**Dataset extract:**
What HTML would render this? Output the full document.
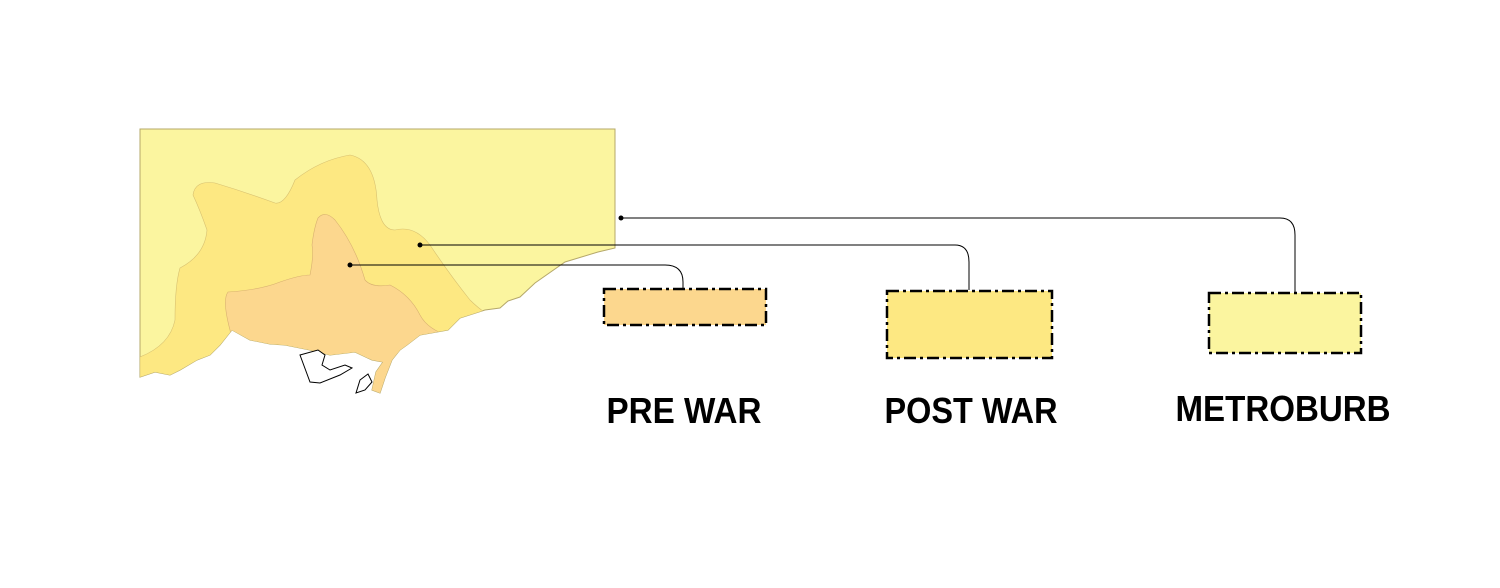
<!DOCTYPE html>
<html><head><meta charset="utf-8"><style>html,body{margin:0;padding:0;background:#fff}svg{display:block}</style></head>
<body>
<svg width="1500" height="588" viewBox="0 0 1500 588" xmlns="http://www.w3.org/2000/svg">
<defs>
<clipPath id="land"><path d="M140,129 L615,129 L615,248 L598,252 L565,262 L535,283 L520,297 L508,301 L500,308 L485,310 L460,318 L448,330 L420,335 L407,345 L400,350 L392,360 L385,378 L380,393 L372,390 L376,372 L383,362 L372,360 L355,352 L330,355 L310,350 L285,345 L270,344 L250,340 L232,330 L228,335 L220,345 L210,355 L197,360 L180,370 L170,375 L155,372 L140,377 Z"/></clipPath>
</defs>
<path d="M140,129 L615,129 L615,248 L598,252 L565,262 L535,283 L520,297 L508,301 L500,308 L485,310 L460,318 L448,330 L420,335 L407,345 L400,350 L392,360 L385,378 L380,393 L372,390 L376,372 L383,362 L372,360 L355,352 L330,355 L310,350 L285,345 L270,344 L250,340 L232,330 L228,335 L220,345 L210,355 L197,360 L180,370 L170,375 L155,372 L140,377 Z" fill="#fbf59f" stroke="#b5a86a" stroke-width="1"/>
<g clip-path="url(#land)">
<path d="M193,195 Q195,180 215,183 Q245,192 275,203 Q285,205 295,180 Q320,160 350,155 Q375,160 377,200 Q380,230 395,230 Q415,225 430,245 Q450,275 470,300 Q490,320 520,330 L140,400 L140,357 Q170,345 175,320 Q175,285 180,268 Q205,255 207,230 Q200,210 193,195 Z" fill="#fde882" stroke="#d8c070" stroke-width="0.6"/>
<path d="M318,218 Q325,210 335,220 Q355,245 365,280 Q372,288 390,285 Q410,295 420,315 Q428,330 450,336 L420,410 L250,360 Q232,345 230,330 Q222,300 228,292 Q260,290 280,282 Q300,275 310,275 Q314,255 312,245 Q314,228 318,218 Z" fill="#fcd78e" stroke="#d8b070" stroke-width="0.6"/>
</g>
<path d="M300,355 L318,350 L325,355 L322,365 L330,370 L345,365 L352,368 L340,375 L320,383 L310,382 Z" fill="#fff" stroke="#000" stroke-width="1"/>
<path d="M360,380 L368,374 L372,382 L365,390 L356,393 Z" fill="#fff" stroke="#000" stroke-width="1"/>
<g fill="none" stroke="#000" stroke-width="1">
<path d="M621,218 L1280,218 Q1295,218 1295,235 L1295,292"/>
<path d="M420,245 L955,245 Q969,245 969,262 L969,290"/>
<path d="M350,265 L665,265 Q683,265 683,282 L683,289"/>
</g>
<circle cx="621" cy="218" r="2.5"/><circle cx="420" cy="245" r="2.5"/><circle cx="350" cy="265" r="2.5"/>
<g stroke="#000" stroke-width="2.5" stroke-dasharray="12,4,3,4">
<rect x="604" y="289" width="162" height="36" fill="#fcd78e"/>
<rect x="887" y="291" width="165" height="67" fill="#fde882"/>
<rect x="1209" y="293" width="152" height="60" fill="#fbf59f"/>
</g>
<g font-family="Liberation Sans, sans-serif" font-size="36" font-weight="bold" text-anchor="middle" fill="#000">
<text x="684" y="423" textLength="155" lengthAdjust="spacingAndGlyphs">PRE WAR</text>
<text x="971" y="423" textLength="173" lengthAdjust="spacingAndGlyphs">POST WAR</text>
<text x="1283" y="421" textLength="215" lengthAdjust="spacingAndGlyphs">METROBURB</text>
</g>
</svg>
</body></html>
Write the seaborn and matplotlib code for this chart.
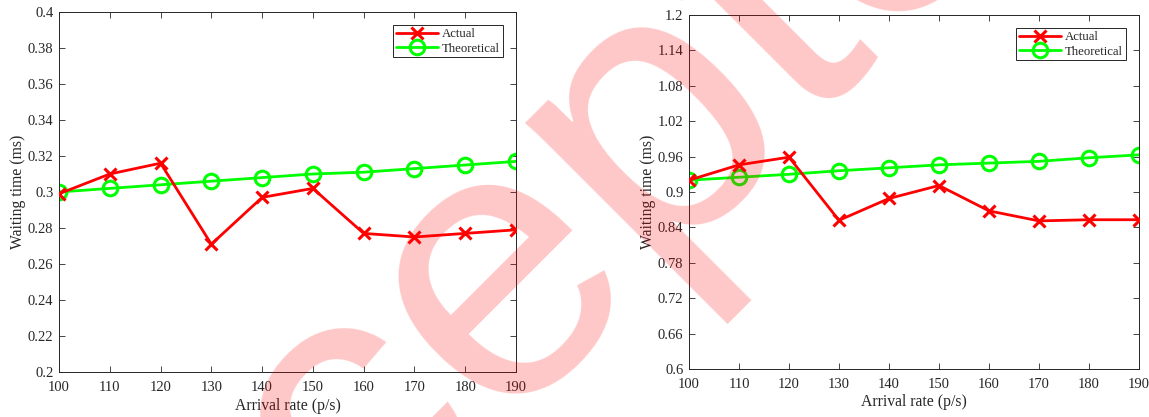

**Do this:**
Output, exactly, all the records above; include no pictures.

**Task answer:**
What HTML would render this? Output the full document.
<!DOCTYPE html>
<html><head><meta charset="utf-8"><style>html,body{margin:0;padding:0;background:#fff}svg{display:block}</style></head>
<body>
<svg width="1500" height="588" viewBox="0 0 1500 588" xmlns="http://www.w3.org/2000/svg">
<defs>
<clipPath id="land"><path d="M140,129 L615,129 L615,248 L598,252 L565,262 L535,283 L520,297 L508,301 L500,308 L485,310 L460,318 L448,330 L420,335 L407,345 L400,350 L392,360 L385,378 L380,393 L372,390 L376,372 L383,362 L372,360 L355,352 L330,355 L310,350 L285,345 L270,344 L250,340 L232,330 L228,335 L220,345 L210,355 L197,360 L180,370 L170,375 L155,372 L140,377 Z"/></clipPath>
</defs>
<path d="M140,129 L615,129 L615,248 L598,252 L565,262 L535,283 L520,297 L508,301 L500,308 L485,310 L460,318 L448,330 L420,335 L407,345 L400,350 L392,360 L385,378 L380,393 L372,390 L376,372 L383,362 L372,360 L355,352 L330,355 L310,350 L285,345 L270,344 L250,340 L232,330 L228,335 L220,345 L210,355 L197,360 L180,370 L170,375 L155,372 L140,377 Z" fill="#fbf59f" stroke="#b5a86a" stroke-width="1"/>
<g clip-path="url(#land)">
<path d="M193,195 Q195,180 215,183 Q245,192 275,203 Q285,205 295,180 Q320,160 350,155 Q375,160 377,200 Q380,230 395,230 Q415,225 430,245 Q450,275 470,300 Q490,320 520,330 L140,400 L140,357 Q170,345 175,320 Q175,285 180,268 Q205,255 207,230 Q200,210 193,195 Z" fill="#fde882" stroke="#d8c070" stroke-width="0.6"/>
<path d="M318,218 Q325,210 335,220 Q355,245 365,280 Q372,288 390,285 Q410,295 420,315 Q428,330 450,336 L420,410 L250,360 Q232,345 230,330 Q222,300 228,292 Q260,290 280,282 Q300,275 310,275 Q314,255 312,245 Q314,228 318,218 Z" fill="#fcd78e" stroke="#d8b070" stroke-width="0.6"/>
</g>
<path d="M300,355 L318,350 L325,355 L322,365 L330,370 L345,365 L352,368 L340,375 L320,383 L310,382 Z" fill="#fff" stroke="#000" stroke-width="1"/>
<path d="M360,380 L368,374 L372,382 L365,390 L356,393 Z" fill="#fff" stroke="#000" stroke-width="1"/>
<g fill="none" stroke="#000" stroke-width="1">
<path d="M621,218 L1280,218 Q1295,218 1295,235 L1295,292"/>
<path d="M420,245 L955,245 Q969,245 969,262 L969,290"/>
<path d="M350,265 L665,265 Q683,265 683,282 L683,289"/>
</g>
<circle cx="621" cy="218" r="2.5"/><circle cx="420" cy="245" r="2.5"/><circle cx="350" cy="265" r="2.5"/>
<g stroke="#000" stroke-width="2.5" stroke-dasharray="12,4,3,4">
<rect x="604" y="289" width="162" height="36" fill="#fcd78e"/>
<rect x="887" y="291" width="165" height="67" fill="#fde882"/>
<rect x="1209" y="293" width="152" height="60" fill="#fbf59f"/>
</g>
<g font-family="Liberation Sans, sans-serif" font-size="36" font-weight="bold" text-anchor="middle" fill="#000">
<text x="684" y="423" textLength="155" lengthAdjust="spacingAndGlyphs">PRE WAR</text>
<text x="971" y="423" textLength="173" lengthAdjust="spacingAndGlyphs">POST WAR</text>
<text x="1283" y="421" textLength="215" lengthAdjust="spacingAndGlyphs">METROBURB</text>
</g>
</svg>
</body></html>
Write the seaborn and matplotlib code for this chart.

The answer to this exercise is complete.